Within days William Wyler’s name came up in the press as a possible director. Wyler had just finished The Little Foxes and would move on quickly to Mrs. Miniver, so he was interested in the Gehrig film as a change of pace from his recent films. As for the role of Gehrig himself, Eleanor quickly told the Hollywood Reporter that Gary Cooper was her husband’s favorite actor, but that Spencer Tracy would be “ideal for the role which will stress the story of a brave, courageous man, rather than the career of a baseball player.”

To Walsh, the only press clip that mattered was a short item from Queen Louella. “The biggest movie plum, for my money, is the life of Lou Gehrig,” she wrote in her column. “I should think the story of Gehrig, clean living, likable, would make as great a picture as Knute Rockne, All American.

Now, she advised, it was time to make a splash with the casting of Gehrig.

“This,” she wrote, “will be a job in which all the fans will have as much of a hand as they did in finding Scarlett O’Hara.”

Goldwyn was also listening to Parsons. Days later, in a “Dear Sam” letter to Goldwyn, Parsons elaborated on her comparison between the nationwide search that led Selznick to pick English actress Vivien Leigh to play O’Hara in Gone with the Wind—a spectacle that brought Selznick enormous pre-release publicity—and the search for the right actor to play Gehrig. Parsons wrote:

It seems the whole world is interested in casting the Gehrig role and I think you should encourage the public to write to you. Certainly, Gone with the Wind’s searching for Scarlett O’Hara proved you can arouse interest in casting and there is no public hero so dear to the heart of the American boy as was Lou Gehrig.

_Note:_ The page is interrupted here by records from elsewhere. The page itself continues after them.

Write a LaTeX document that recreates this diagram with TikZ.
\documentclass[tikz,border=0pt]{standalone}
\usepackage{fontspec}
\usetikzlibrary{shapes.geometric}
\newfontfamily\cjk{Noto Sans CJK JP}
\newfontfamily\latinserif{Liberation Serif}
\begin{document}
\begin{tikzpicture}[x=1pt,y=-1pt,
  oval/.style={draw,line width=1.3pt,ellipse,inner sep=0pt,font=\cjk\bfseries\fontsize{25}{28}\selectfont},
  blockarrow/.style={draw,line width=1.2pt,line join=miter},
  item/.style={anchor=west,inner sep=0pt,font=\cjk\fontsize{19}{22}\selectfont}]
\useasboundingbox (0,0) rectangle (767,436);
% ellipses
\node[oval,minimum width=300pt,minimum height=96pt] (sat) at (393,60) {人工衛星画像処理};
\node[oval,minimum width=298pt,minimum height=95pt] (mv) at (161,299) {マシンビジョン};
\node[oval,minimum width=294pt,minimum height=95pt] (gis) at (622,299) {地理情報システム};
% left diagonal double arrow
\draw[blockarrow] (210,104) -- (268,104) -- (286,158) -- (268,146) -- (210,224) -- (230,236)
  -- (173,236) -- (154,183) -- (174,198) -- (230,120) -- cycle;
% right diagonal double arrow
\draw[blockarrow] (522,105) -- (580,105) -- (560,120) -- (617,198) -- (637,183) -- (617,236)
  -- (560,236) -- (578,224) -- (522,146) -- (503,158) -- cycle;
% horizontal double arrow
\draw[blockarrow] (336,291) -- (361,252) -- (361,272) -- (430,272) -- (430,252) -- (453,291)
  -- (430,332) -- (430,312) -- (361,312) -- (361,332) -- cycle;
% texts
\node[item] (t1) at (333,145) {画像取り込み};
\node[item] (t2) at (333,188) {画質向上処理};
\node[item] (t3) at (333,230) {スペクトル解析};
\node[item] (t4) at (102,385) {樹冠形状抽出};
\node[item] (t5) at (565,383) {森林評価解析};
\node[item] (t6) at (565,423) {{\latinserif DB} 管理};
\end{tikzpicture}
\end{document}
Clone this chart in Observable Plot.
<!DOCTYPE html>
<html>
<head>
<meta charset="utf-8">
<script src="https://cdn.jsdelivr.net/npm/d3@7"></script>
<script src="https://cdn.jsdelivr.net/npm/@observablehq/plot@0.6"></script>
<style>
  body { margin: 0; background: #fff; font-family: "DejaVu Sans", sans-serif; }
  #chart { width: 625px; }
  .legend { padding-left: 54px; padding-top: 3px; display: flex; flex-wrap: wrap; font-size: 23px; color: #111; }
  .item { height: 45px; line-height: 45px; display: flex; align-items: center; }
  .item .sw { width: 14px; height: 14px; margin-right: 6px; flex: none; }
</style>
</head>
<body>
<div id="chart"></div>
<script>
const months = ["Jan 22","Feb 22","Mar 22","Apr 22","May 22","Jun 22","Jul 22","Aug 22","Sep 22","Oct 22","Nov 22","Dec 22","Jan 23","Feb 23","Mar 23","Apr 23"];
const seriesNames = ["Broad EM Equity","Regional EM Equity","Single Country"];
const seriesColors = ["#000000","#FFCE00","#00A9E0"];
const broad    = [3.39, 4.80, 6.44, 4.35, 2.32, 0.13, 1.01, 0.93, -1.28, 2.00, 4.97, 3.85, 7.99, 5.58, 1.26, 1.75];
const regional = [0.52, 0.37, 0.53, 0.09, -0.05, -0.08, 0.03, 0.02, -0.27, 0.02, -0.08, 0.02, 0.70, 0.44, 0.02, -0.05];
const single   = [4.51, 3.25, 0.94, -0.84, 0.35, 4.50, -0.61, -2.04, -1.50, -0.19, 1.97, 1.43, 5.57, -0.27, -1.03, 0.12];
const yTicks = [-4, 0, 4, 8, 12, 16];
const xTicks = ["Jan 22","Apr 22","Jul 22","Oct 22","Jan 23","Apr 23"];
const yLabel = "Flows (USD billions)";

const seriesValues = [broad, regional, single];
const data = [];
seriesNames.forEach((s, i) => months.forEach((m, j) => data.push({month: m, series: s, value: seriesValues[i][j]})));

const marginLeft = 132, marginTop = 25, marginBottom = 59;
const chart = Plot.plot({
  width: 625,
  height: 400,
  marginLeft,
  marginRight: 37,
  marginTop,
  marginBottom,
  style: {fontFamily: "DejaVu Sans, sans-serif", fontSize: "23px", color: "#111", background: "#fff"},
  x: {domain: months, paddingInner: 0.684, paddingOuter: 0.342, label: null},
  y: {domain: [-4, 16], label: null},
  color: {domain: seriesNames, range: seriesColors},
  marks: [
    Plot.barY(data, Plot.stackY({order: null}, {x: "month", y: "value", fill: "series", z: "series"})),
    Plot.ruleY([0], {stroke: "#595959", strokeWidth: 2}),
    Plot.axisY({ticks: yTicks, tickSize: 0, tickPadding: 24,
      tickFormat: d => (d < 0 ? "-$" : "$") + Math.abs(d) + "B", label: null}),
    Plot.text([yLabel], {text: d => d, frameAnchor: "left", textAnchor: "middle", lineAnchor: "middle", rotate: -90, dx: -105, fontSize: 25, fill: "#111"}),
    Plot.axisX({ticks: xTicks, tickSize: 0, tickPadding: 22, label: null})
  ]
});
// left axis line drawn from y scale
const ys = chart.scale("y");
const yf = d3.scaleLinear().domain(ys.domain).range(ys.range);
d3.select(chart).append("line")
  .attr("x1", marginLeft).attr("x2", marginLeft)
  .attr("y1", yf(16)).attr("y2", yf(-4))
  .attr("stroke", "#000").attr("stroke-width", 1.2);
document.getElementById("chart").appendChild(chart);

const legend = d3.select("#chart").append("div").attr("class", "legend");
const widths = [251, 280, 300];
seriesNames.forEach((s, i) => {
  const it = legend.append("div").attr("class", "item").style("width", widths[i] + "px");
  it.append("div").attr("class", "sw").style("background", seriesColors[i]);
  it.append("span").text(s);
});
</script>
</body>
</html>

A nationwide casting call would have been unnecessary except for the publicity it could generate, which appealed to Goldwyn and his crafty publicity chief, William Hebert. After all, Sam had the right actor under his control: Gary Cooper, who had one picture left on his deal with the producer. He had a testy relationship with Goldwyn going back to their earliest dealings in the mid-1920s and was eager to get his freedom. It is difficult to believe that Goldwyn didn’t have Cooper in mind for the role, even as he was watching the Gehrig newsreel, or that he didn’t think his biggest star could play the part. It certainly wouldn’t have occurred to Goldwyn to deny Cooper the role because he couldn’t play baseball—Goldwyn’s towering ignorance of baseball would have precluded that judgment. And there was not yet any strong demand for actors who could credibly play sports.

Goldwyn embarked on his search, suggesting days after signing Eleanor to the deal that he was starting from scratch.

“Everyone wants to know who I think should play Lou and I haven’t the faintest idea,” he said. The search had begun.